Sébastien Jumel. Chaque jour qui passe, monsieur le secrétaire
d’État, je me demande qui soutient votre réforme.
M. Pierre
Dharréville et M. Boris Vallaud. Personne !
M.
Sébastien Jumel. Il ne se trouve plus personne pour soutenir votre
réforme ! (Protestations sur les bancs du groupe LaREM.)
Un député du groupe
LaREM. Ce n’est pas vrai !
M.
Sébastien Jumel. Le MEDEF appelle à son retrait ; l’ensemble des
organisations syndicales est vent debout ; M. Delevoye s’est envolé et
trie ses papiers ; et chaque jour, l’ensemble des professions dénonce les
turpitudes de votre mauvais projet.
M.
Jean-Charles Colas-Roy. Pas les agriculteurs !
M. Marc Le
Fur. Vous ne connaissez pas les agriculteurs !
M.
Jean-Charles Colas-Roy. Je les connais, car mon grand-père
l’était !
M.
Sébastien Jumel. Devant la fronde des professions libérales, vous avez
présenté en commission spéciale un système permettant aux régimes d’affiliation
de décider s’ils souhaitent utiliser leurs réserves financières afin de
faciliter la convergence vers le barème de cotisations du système universel.
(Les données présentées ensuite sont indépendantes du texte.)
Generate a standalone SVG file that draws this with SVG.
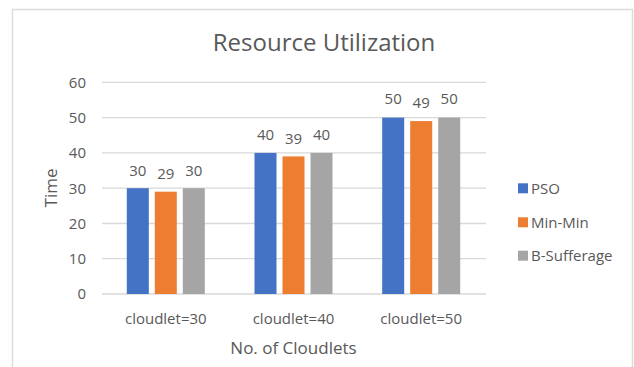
<svg xmlns="http://www.w3.org/2000/svg" width="634" height="367" viewBox="0 0 634 367">
<style>
text{font-family:"Open Sans","Liberation Sans",sans-serif;fill:#595959}
.t{font-size:24px;text-anchor:middle}
.tick{font-size:15px;text-anchor:end}
.cat{font-size:15px;text-anchor:middle}
.dl{font-size:15px;text-anchor:middle}
.ax{font-size:17px;text-anchor:middle}
.lg{font-size:15px}
.grid line{stroke:#D9D9D9;stroke-width:1.3}
.pso{fill:#4472C4}
.mm{fill:#ED7D31}
.bs{fill:#A5A5A5}
</style>
<rect x="0" y="0" width="634" height="367" fill="#fff"/>
<path d="M12.5 370 V9.5 H632.5 V370" fill="none" stroke="#DCDCDC" stroke-width="1.5"/>
<text class="t" x="324" y="50.5">Resource Utilization</text>
<g class="grid">
<line x1="102" y1="82.3" x2="486" y2="82.3"/>
<line x1="102" y1="117.6" x2="486" y2="117.6"/>
<line x1="102" y1="152.9" x2="486" y2="152.9"/>
<line x1="102" y1="188.2" x2="486" y2="188.2"/>
<line x1="102" y1="223.5" x2="486" y2="223.5"/>
<line x1="102" y1="258.7" x2="486" y2="258.7"/>
<line x1="102" y1="294" x2="486" y2="294"/>
</g>
<g id="yticks">
<text class="tick" x="86" y="87.7">60</text>
<text class="tick" x="86" y="123">50</text>
<text class="tick" x="86" y="158.3">40</text>
<text class="tick" x="86" y="193.6">30</text>
<text class="tick" x="86" y="228.9">20</text>
<text class="tick" x="86" y="264.1">10</text>
<text class="tick" x="86" y="299.4">0</text>
</g>
<text class="ax" transform="translate(56.5,188) rotate(-90)">Time</text>
<g id="group-30">
<rect class="pso" x="126.8" y="188.2" width="22" height="105.8"/>
<rect class="mm" x="154.8" y="191.7" width="22" height="102.3"/>
<rect class="bs" x="182.8" y="188.2" width="22" height="105.8"/>
<text class="dl" x="137.8" y="175.5">30</text>
<text class="dl" x="165.8" y="179">29</text>
<text class="dl" x="193.8" y="175.5">30</text>
<text class="cat" x="165.8" y="323.5">cloudlet=30</text>
</g>
<g id="group-40">
<rect class="pso" x="254.5" y="152.9" width="22" height="141.1"/>
<rect class="mm" x="282.5" y="156.4" width="22" height="137.6"/>
<rect class="bs" x="310.5" y="152.9" width="22" height="141.1"/>
<text class="dl" x="265.5" y="140.2">40</text>
<text class="dl" x="293.5" y="143.7">39</text>
<text class="dl" x="321.5" y="140.2">40</text>
<text class="cat" x="293.5" y="323.5">cloudlet=40</text>
</g>
<g id="group-50">
<rect class="pso" x="382.2" y="117.6" width="22" height="176.4"/>
<rect class="mm" x="410.2" y="121.1" width="22" height="172.9"/>
<rect class="bs" x="438.2" y="117.6" width="22" height="176.4"/>
<text class="dl" x="393.2" y="104.3">50</text>
<text class="dl" x="421.2" y="107.8">49</text>
<text class="dl" x="449.2" y="104.3">50</text>
<text class="cat" x="421.2" y="323.5">cloudlet=50</text>
</g>
<text class="ax" x="293.5" y="353.5">No. of Cloudlets</text>
<g id="legend">
<g id="legend-pso"><rect class="pso" x="518" y="183.3" width="10" height="10"/><text class="lg" x="531" y="193.7">PSO</text></g>
<g id="legend-minmin"><rect class="mm" x="518" y="217.3" width="10" height="10"/><text class="lg" x="531" y="227.7">Min-Min</text></g>
<g id="legend-bsuff"><rect class="bs" x="518" y="250.7" width="10" height="10"/><text class="lg" x="531" y="261.1">B-Sufferage</text></g>
</g>
</svg>
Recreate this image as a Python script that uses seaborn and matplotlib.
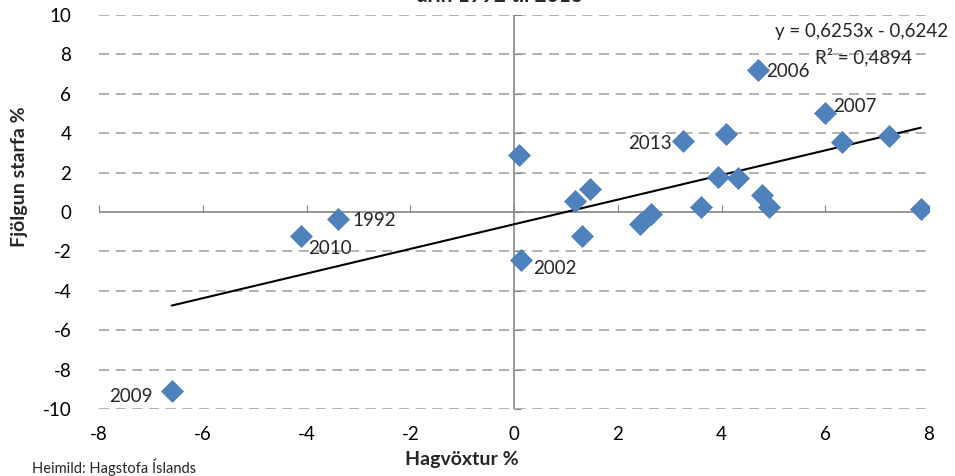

Autrement dit, vous envisagez que les indépendants utilisent leurs réserves,
cotisent davantage et voient leurs pensions dégradées. Avec votre système, un
indépendant cotisant à hauteur de 1 500 euros par an percevra la même
retraite que celui qui cotise 6 200 euros.
Ce système, vous le
savez, sera aussi une trappe pour le travail dissimulé car un travailleur
indépendant qui souhaite s’installer à son compte voudra forcément échapper aux
cotisations prohibitives que vous allez instaurer. C’est donc la triple peine
pour ces professions, et vous êtes dans l’incapacité d’apporter…
M. Erwan
Balanant. Vous avez l’air de bien les connaître !
M.
Sébastien Jumel. Balanant, si tu veux parler, tu prends le micro, tu
fais comme nous, tu essaies de trouver des arguments…
Mme la
présidente. Pas d’interpellations entre vous, mes chers collègues.
M.
Sébastien Jumel. Au-delà de vos vociférations, vous peinez à trouver des
arguments étayés et solides pour nous répondre.
Mme la
présidente. La parole est à M. Pierre Dharréville, pour soutenir le
sous-amendement no 41869.
M. Pierre
Dharréville. J’ai entre les mains un communiqué publié le
12 février 2020 par les différentes caisses autonomes des professions
libérales. Monsieur le secrétaire d’État, il me semble que le Parlement
doit être informé des modalités précises que vous prévoyez les concernant et de
l’état d’avancement des discussions. À défaut, nous légiférerions sans être
informés et réellement éclairés – je crains d’ailleurs que ce ne soit le
cas sur de nombreux sujets.
Ces caisses de retraite se sont toutes
réunies, avec celle des avocats, et ont fait réaliser leur propre étude
d’impact. Or elles contestent les chiffres que vous avancez. J’aimerais donc
savoir si les doutes concernant les chiffres ont pu être levés – sinon,
notre défaut d’information serait manifeste. Les caisses demandent également que
plusieurs engagements que vous avez pris soient inscrits dans le projet de loi.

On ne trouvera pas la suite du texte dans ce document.